Switzerland’s appeal is structural rather than cyclical.
Several factors underpin its resilience:
- Political neutrality and institutional stability
- A historically strong currency
- Conservative banking regulation
- Strict development controls limiting oversupply
- Cantonal planning laws that tightly regulate new construction
Unlike more speculative real estate markets, Swiss prime property typically prioritises stability over rapid appreciation. Supply in key Alpine resorts and lakefront municipalities is inherently constrained, which has historically supported pricing discipline over the long term.
Supply Scarcity & Planning Restrictions
In many sought-after destinations, particularly in Alpine resorts, new development is heavily restricted. Secondary residence limits under Lex Weber legislation have further reduced the volume of new build stock in certain municipalities.
This structural scarcity contributes to:
- Limited inventory turnover
- Off-market transactions in ultra-prime segments
- Long holding periods among domestic owners
As a result, liquidity in prime Swiss markets is often controlled and measured rather than volatile.
Currency & Wealth Diversification
For international buyers, Swiss property can also serve as a diversification strategy.
Exposure to the Swiss franc, combined with real estate ownership in a politically stable jurisdiction, may form part of a broader wealth preservation approach. For some families, property ownership aligns with residency planning, education considerations or generational asset structuring.
Yield vs Preservation
Rental yields in Switzerland are generally modest compared to higher-growth European markets. However, this is often secondary for buyers prioritising:
- Asset security
- Lifestyle utility
- Geographic diversification
- Intergenerational wealth transfer
In that sense, buying property in Switzerland is frequently viewed as a balance-sheet decision rather than a purely investment-driven one.
Key Considerations Before Buying Property in Switzerland
While Switzerland offers stability, prestige and long-term capital resilience, buying property in Switzerland requires careful preparation, particularly for foreign nationals.
Before proceeding, international buyers should consider:
1. Legal Eligibility
Confirm that the property is located within an approved municipality for foreign ownership and that permit quotas remain available. Early engagement with a Swiss-qualified legal adviser is essential to avoid delays or rejected applications.
2. Financing Strategy
Swiss lenders assess affordability conservatively and often require full documentation upfront. Securing an Agreement in Principle before making an offer can materially strengthen your negotiating position, particularly in competitive Alpine markets where sellers prioritise certainty.

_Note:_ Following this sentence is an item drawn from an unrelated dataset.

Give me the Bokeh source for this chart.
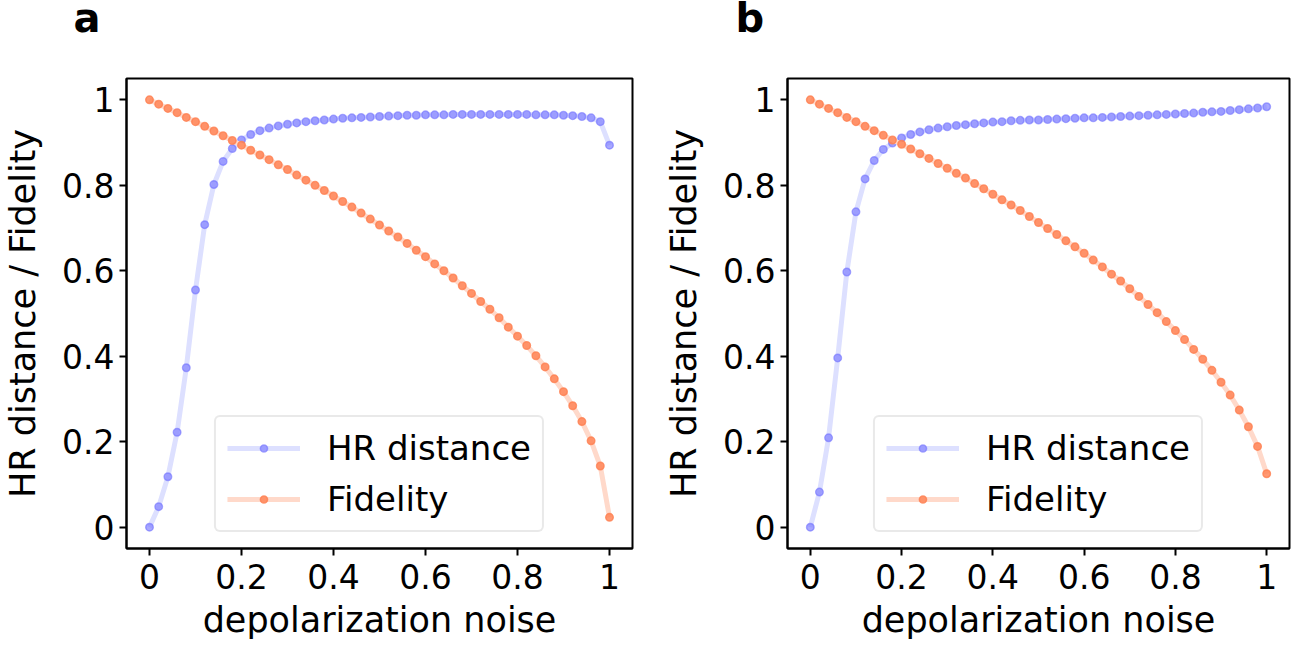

Buyers with global income streams, multiple jurisdictions or complex asset structures may benefit from exploring private banking solutions alongside traditional domestic mortgages.
3. Tax & Residency Planning
Cantonal tax rules vary significantly. Buyers should understand:
- Wealth tax exposure
- Income tax implications (particularly for rental use)
- Secondary residence rules
- Long-term residency considerations
Structuring ownership appropriately at the outset can prevent unnecessary complexity later.
4. Long-Term Holding Horizon
Swiss property typically rewards patience. Given the country’s supply constraints and measured transaction pace, buyers should approach acquisitions with a long-term perspective aligned to broader wealth planning objectives.
Navigating the Process with Confidence
Buying property in Switzerland is not impossible for non-residents, but it is structured, regulated and documentation-heavy.
For high-net-worth individuals and internationally mobile families, aligning legal, tax and financing strategy before entering negotiations can materially improve both execution and long-term outcomes.
With the right preparation and specialist guidance, Switzerland remains one of Europe’s most secure and prestigious property markets.